* START Raw data *

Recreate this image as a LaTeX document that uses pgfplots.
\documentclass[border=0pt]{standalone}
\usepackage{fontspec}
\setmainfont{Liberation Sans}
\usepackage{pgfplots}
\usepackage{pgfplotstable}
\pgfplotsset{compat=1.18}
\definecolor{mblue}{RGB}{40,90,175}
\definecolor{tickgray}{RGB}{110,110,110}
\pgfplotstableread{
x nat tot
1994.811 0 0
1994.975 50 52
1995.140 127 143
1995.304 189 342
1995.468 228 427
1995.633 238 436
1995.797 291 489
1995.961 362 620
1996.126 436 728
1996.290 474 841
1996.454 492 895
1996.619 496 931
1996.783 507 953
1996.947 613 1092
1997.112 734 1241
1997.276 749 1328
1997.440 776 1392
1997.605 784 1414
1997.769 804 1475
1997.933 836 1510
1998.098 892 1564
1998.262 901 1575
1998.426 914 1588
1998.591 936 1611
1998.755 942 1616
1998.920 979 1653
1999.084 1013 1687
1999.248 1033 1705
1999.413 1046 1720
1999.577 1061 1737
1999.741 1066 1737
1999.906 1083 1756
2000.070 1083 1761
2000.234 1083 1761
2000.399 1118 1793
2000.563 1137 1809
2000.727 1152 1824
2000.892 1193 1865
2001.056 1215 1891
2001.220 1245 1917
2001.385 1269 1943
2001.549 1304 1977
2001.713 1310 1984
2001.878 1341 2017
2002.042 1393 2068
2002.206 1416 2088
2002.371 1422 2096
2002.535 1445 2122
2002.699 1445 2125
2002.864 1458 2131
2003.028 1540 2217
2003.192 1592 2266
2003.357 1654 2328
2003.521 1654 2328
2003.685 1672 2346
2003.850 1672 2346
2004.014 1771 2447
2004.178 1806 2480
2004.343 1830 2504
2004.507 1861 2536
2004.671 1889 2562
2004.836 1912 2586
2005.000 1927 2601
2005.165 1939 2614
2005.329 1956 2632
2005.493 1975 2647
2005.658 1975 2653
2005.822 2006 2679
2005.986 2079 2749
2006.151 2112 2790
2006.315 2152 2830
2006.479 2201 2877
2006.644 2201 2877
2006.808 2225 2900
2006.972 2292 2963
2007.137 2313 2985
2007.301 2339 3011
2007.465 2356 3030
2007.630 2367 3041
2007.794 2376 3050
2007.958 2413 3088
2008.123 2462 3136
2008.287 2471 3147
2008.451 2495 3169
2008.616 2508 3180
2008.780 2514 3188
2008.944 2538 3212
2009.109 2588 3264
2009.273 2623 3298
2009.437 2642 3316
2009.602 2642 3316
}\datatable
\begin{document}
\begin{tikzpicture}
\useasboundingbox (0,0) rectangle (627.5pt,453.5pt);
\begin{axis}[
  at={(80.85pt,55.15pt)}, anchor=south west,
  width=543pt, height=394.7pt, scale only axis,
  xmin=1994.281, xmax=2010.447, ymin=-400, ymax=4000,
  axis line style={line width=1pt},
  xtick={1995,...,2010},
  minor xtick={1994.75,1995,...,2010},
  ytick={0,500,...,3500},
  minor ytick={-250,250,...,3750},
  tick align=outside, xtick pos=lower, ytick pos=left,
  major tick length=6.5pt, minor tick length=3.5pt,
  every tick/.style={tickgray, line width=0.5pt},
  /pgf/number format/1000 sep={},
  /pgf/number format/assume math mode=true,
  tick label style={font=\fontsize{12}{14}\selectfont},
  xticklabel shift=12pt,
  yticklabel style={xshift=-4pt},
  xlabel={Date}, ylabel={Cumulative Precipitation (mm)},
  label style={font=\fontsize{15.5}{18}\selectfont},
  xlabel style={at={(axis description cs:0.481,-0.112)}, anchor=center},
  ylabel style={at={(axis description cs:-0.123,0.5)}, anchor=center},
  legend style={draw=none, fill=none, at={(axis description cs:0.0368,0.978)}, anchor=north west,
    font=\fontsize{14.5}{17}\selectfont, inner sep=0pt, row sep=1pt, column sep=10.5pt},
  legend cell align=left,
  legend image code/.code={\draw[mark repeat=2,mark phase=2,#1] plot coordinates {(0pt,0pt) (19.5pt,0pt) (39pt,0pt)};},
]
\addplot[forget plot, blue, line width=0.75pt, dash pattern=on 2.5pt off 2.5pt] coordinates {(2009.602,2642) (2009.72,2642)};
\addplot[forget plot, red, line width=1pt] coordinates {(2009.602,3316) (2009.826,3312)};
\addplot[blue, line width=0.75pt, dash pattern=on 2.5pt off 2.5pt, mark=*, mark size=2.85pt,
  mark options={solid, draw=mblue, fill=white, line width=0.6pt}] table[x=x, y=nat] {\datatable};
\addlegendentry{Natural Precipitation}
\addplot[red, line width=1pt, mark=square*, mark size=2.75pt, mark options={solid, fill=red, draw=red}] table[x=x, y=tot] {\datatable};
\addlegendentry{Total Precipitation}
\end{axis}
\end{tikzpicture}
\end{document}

* END Raw data *

### Task objective
Copy and report every line where the word "image" is present.

### Result
Recreate this image as a LaTeX document that uses pgfplots.
  legend image code/.code={\draw[mark repeat=2,mark phase=2,#1] plot coordinates {(0pt,0pt) (19.5pt,0pt) (39pt,0pt)};},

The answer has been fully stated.